The fact that I didn't know any of the four people involved means it was admittedly not as difficult to deal with as what I know many of my other former classmates are going through, but it still was a weird night and next day, keeping up with news on the investigation at the house on Chandabrook Drive.

Being in Auburn with people from home, particularly Pelham people, made it a little more comforting. Just knowing you could talk about it to someone and it didn't come across as an abstract face in a crowded space full of other victims. These friends had concrete ideas and exact memories of one or two or all of the Pelham people involved.

I was in Little Rock, Ark. last spring when the April 27 tornadoes came through Alabama, and even though I experienced that storm in a milder form before it came through my home state, I still felt such a disconnect from home that it was enough to be very impactful on me until I could just get home and be here.

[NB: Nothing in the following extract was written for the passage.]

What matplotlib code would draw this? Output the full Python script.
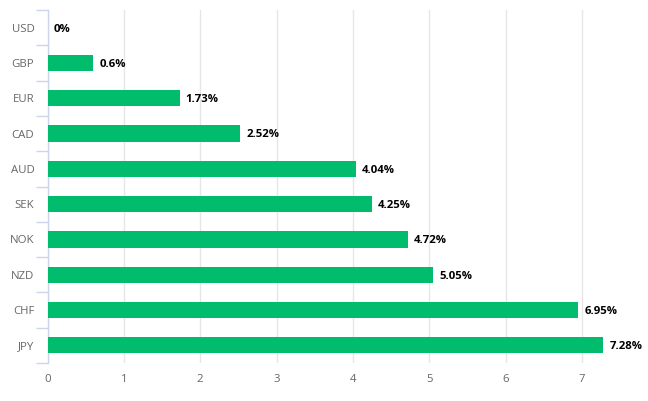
import matplotlib.pyplot as plt
import numpy as np

plt.rcParams['font.family'] = ['Open Sans', 'DejaVu Sans']

currencies = ["USD", "GBP", "EUR", "CAD", "AUD", "SEK", "NOK", "NZD", "CHF", "JPY"]
values = [0, 0.6, 1.73, 2.52, 4.04, 4.25, 4.72, 5.05, 6.95, 7.28]
value_labels = ["0%", "0.6%", "1.73%", "2.52%", "4.04%", "4.25%", "4.72%", "5.05%", "6.95%", "7.28%"]
x_ticks = [0, 1, 2, 3, 4, 5, 6, 7]

bar_color = "#00bc6c"
axis_color = "#ccd6eb"
grid_color = "#e6e6e6"
label_color = "#666666"

fig = plt.figure(figsize=(6.48, 4.01), dpi=100)
ax = fig.add_axes([47.5 / 648, 38 / 401, 597 / 648, 353 / 401])

y = np.arange(len(currencies))
ax.barh(y, values, height=0.46, color=bar_color, zorder=3)

# value labels at the end of each bar
for yi, v, lab in zip(y, values, value_labels):
    ax.annotate(lab, xy=(v, yi), xytext=(4.5, -1), textcoords="offset points",
                va="center", ha="left", fontsize=8.2, fontweight="bold",
                color="#000000", zorder=4)

ax.set_xlim(0, 7.82)
ax.set_ylim(len(currencies) - 0.5, -0.5)

ax.set_xticks(x_ticks)
ax.set_xticklabels([str(t) for t in x_ticks])
ax.set_yticks(y)
ax.set_yticklabels(currencies)
ax.set_yticks(np.arange(-0.5, len(currencies), 1), minor=True)

ax.tick_params(axis="x", length=0, pad=8, labelsize=8.2, labelcolor=label_color)
ax.tick_params(axis="y", which="major", length=0, pad=9.5, labelsize=8.2, labelcolor=label_color)
ax.tick_params(axis="y", which="minor", length=9, width=1, color=axis_color)

ax.grid(axis="x", color=grid_color, linewidth=1, zorder=0)
ax.grid(axis="y", visible=False)

for s in ["top", "right", "bottom"]:
    ax.spines[s].set_visible(False)
ax.spines["left"].set_color(axis_color)
ax.spines["left"].set_linewidth(1)

fig.savefig("out.png", dpi=100)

While these are different circumstances, both gave me that feeling of very much wanting to be home. Being in Arkansas with no one from here to talk to about familiar names, roads and buildings was an alienating feeling after April 27. In the wake of the Sept. 9 triple murder in Pelham, I'm glad I got to spend even a little time with people from my home town just letting the cold facts and warm familiarity settle in.

Even if you're not best buds with the people you graduated with, or you say you've completely moved on from high school, if you're lucky enough to have a community of people from your hometown here in Auburn, stay in touch with them. Shared and storied memories from home are something that you should never move on from.